[Figure scripts]
# # # #

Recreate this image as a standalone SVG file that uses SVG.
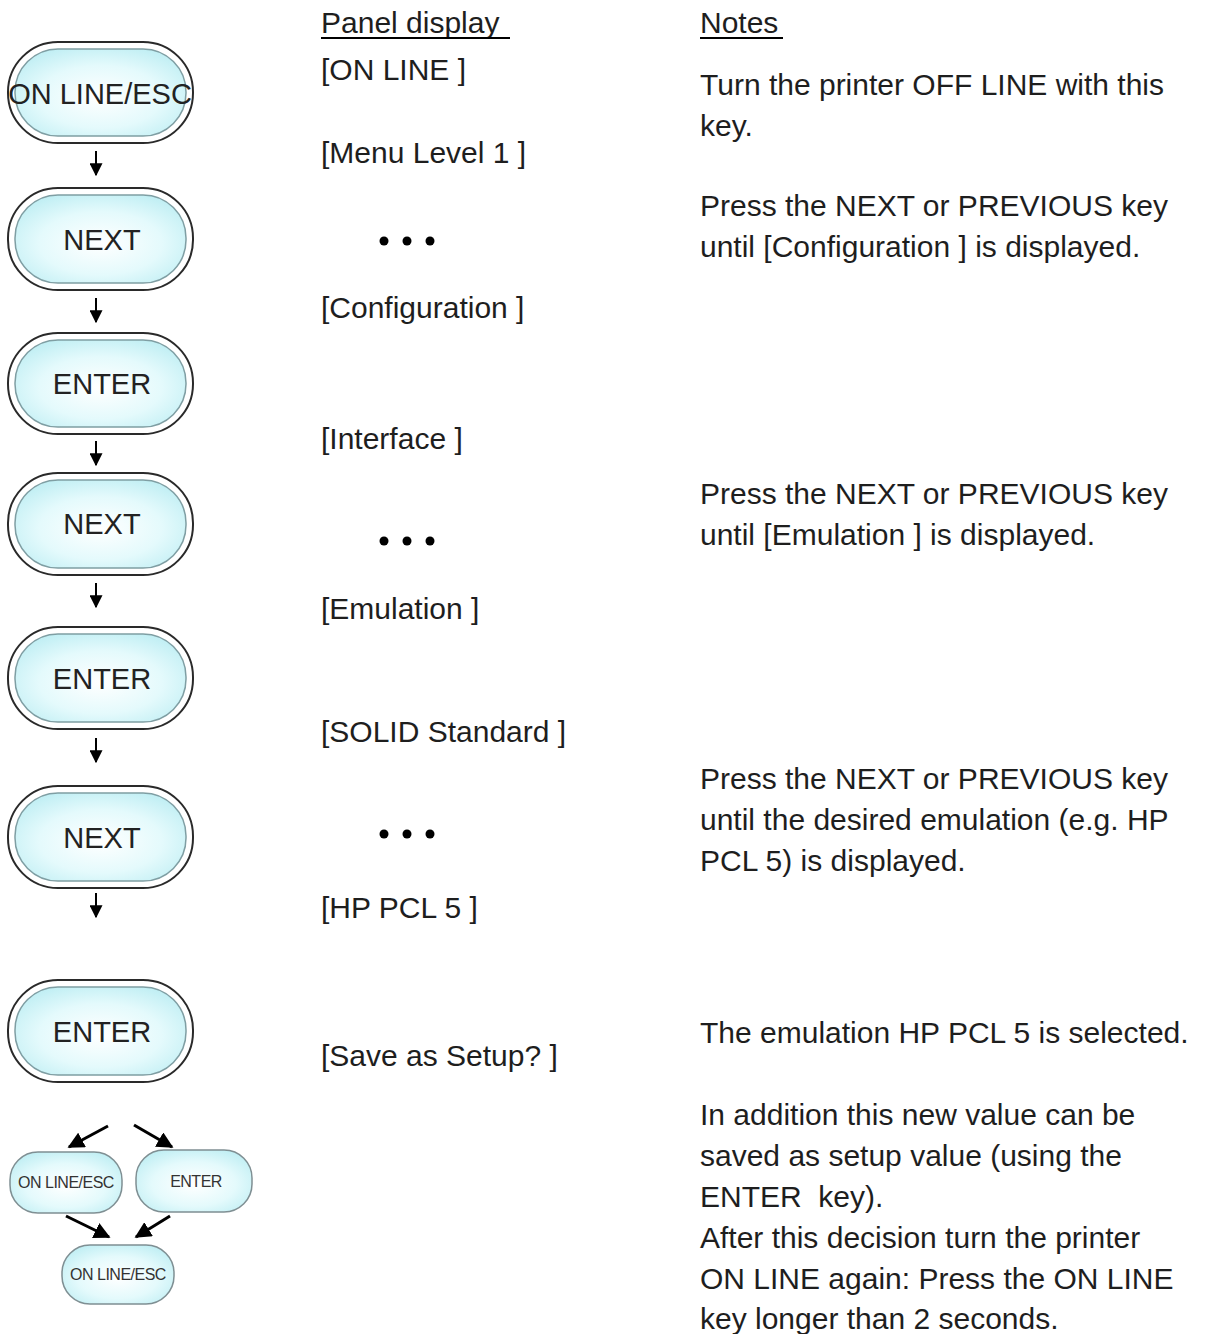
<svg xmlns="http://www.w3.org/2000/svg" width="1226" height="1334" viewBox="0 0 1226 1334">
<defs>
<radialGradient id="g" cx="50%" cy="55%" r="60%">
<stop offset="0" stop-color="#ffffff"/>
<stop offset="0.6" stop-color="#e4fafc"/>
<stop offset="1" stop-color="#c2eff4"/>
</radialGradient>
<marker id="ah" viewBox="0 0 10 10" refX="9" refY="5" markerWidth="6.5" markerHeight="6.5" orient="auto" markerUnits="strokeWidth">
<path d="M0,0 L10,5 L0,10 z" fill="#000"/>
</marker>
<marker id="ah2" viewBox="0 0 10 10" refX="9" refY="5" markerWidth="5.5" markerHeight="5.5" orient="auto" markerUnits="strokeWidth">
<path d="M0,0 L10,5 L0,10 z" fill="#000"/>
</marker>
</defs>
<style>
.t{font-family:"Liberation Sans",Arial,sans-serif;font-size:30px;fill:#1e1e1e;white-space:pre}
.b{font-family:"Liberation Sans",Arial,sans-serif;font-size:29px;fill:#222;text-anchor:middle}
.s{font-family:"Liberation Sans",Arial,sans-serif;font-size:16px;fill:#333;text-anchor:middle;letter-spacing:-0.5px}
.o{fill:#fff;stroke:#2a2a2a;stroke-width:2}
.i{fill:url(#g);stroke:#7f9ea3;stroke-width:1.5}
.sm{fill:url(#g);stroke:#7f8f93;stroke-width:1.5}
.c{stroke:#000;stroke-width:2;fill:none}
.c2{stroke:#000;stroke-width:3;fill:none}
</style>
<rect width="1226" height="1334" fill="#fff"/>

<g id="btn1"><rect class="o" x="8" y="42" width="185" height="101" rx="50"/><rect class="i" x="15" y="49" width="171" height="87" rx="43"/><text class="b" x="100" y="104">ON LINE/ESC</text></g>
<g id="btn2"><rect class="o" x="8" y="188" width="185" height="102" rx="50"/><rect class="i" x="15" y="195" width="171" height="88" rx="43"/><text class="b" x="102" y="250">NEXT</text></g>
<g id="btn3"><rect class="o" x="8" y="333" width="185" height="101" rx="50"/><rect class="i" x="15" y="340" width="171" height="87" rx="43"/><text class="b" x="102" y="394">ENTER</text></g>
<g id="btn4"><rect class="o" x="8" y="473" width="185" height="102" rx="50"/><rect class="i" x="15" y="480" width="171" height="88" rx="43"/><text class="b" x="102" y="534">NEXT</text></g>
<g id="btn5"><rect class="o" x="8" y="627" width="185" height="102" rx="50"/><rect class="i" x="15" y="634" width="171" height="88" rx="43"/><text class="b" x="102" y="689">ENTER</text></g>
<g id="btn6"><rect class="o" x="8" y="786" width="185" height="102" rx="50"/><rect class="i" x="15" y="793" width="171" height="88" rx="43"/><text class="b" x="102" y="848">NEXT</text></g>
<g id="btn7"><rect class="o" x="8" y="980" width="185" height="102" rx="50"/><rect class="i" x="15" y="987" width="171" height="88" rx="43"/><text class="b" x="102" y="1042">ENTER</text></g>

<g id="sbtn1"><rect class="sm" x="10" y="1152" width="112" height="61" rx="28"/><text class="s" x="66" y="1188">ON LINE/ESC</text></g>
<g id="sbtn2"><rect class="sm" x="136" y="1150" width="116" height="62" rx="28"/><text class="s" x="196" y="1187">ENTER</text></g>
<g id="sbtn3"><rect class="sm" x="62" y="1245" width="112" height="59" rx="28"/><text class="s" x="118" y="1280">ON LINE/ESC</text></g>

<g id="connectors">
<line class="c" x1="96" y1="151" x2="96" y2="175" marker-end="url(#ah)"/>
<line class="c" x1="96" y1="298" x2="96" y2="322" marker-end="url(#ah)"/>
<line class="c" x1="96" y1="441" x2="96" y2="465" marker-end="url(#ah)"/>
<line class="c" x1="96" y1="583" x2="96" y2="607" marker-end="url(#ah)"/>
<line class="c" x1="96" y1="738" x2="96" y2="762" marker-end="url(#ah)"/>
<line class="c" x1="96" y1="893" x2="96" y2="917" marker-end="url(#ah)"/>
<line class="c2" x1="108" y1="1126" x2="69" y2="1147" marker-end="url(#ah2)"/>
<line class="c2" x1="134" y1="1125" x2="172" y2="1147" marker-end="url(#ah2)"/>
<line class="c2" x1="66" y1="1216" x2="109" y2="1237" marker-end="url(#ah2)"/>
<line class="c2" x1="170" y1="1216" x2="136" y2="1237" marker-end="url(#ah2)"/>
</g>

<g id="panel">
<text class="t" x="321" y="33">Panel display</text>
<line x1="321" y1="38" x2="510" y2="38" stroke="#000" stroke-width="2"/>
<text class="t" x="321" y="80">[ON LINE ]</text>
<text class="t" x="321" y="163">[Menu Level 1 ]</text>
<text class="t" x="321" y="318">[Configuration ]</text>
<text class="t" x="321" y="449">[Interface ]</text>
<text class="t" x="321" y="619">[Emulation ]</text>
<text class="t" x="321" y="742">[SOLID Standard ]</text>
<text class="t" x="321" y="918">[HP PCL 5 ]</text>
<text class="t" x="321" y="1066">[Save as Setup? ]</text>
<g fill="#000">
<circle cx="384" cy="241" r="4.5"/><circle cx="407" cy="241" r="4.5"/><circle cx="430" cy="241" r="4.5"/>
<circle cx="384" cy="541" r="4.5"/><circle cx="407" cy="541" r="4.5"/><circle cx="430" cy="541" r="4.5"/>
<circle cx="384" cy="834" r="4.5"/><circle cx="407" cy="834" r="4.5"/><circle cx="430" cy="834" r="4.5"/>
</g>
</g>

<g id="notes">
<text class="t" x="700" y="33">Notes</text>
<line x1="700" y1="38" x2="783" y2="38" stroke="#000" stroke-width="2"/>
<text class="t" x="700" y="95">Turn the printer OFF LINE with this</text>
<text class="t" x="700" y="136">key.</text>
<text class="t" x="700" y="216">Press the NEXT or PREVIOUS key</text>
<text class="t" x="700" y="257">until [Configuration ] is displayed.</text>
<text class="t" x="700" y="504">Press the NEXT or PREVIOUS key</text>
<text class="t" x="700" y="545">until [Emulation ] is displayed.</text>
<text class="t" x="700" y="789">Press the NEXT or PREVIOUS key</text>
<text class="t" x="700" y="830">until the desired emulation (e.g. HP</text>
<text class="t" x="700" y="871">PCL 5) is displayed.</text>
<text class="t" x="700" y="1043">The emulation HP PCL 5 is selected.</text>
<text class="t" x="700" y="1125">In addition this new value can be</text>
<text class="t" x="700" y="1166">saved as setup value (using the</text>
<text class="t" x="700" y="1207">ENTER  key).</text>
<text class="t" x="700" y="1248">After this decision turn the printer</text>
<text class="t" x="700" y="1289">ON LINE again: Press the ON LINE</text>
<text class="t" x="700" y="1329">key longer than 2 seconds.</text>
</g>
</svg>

# # # #

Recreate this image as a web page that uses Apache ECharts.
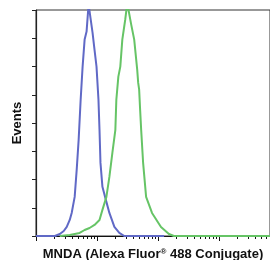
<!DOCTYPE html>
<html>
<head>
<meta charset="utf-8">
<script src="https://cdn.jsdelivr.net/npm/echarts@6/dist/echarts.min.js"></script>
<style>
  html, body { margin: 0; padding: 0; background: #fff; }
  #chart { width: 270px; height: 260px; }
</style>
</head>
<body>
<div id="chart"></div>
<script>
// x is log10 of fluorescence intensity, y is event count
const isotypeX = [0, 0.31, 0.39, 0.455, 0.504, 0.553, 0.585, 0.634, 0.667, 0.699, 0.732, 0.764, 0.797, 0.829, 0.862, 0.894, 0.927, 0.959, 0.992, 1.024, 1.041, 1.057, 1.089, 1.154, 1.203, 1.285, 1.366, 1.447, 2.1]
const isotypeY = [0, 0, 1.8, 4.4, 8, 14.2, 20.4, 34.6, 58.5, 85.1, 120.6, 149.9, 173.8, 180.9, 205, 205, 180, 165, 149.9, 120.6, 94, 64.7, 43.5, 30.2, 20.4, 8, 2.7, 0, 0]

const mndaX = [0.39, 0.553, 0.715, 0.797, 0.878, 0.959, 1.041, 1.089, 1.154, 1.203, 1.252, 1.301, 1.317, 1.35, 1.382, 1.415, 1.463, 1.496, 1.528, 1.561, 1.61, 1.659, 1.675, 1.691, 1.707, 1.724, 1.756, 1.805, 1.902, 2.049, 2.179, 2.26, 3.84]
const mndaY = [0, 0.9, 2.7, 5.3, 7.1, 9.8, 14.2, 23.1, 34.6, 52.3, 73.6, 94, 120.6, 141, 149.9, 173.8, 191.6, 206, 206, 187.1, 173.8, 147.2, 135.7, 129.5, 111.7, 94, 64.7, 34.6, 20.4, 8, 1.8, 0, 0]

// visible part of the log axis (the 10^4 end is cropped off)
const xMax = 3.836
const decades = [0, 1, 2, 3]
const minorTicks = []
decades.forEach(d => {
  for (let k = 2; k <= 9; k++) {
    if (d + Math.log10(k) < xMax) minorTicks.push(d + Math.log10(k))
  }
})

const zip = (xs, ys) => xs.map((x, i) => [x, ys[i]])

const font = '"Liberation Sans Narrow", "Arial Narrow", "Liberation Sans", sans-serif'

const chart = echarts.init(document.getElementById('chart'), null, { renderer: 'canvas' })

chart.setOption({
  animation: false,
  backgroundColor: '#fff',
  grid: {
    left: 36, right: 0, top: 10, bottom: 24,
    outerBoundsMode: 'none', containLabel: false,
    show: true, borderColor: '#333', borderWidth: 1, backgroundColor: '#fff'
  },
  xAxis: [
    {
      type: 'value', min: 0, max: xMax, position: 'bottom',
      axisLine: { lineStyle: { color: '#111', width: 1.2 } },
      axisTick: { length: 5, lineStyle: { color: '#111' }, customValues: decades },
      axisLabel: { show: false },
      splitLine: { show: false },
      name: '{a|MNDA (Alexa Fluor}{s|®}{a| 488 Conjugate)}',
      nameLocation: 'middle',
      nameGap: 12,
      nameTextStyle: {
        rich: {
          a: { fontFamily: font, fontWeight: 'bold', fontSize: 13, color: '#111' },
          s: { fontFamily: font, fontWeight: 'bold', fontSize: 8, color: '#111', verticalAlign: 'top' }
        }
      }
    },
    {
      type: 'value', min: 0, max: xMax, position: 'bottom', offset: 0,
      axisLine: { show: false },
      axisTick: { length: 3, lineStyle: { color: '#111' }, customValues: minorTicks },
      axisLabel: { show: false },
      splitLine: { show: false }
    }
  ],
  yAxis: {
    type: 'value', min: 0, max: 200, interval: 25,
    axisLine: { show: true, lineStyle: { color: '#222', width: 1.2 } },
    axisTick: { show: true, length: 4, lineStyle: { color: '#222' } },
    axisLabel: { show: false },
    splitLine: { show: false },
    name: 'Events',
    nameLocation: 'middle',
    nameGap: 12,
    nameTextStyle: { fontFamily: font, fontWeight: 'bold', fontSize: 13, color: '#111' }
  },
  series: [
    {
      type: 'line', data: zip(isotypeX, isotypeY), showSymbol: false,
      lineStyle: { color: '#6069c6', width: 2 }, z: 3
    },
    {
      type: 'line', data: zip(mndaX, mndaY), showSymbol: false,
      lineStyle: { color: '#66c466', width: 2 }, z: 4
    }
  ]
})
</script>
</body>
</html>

# # # #

• _The exercise_: The lines you need run from the one containing "Recreate this image as a web" down to the one containing "8, 2.7, 0, 0]"; print them exactly, both ends included, and leave out pictures.

• _Finished task_:
Recreate this image as a web page that uses Apache ECharts.
<!DOCTYPE html>
<html>
<head>
<meta charset="utf-8">
<script src="https://cdn.jsdelivr.net/npm/echarts@6/dist/echarts.min.js"></script>
<style>
  html, body { margin: 0; padding: 0; background: #fff; }
  #chart { width: 270px; height: 260px; }
</style>
</head>
<body>
<div id="chart"></div>
<script>
// x is log10 of fluorescence intensity, y is event count
const isotypeX = [0, 0.31, 0.39, 0.455, 0.504, 0.553, 0.585, 0.634, 0.667, 0.699, 0.732, 0.764, 0.797, 0.829, 0.862, 0.894, 0.927, 0.959, 0.992, 1.024, 1.041, 1.057, 1.089, 1.154, 1.203, 1.285, 1.366, 1.447, 2.1]
const isotypeY = [0, 0, 1.8, 4.4, 8, 14.2, 20.4, 34.6, 58.5, 85.1, 120.6, 149.9, 173.8, 180.9, 205, 205, 180, 165, 149.9, 120.6, 94, 64.7, 43.5, 30.2, 20.4, 8, 2.7, 0, 0]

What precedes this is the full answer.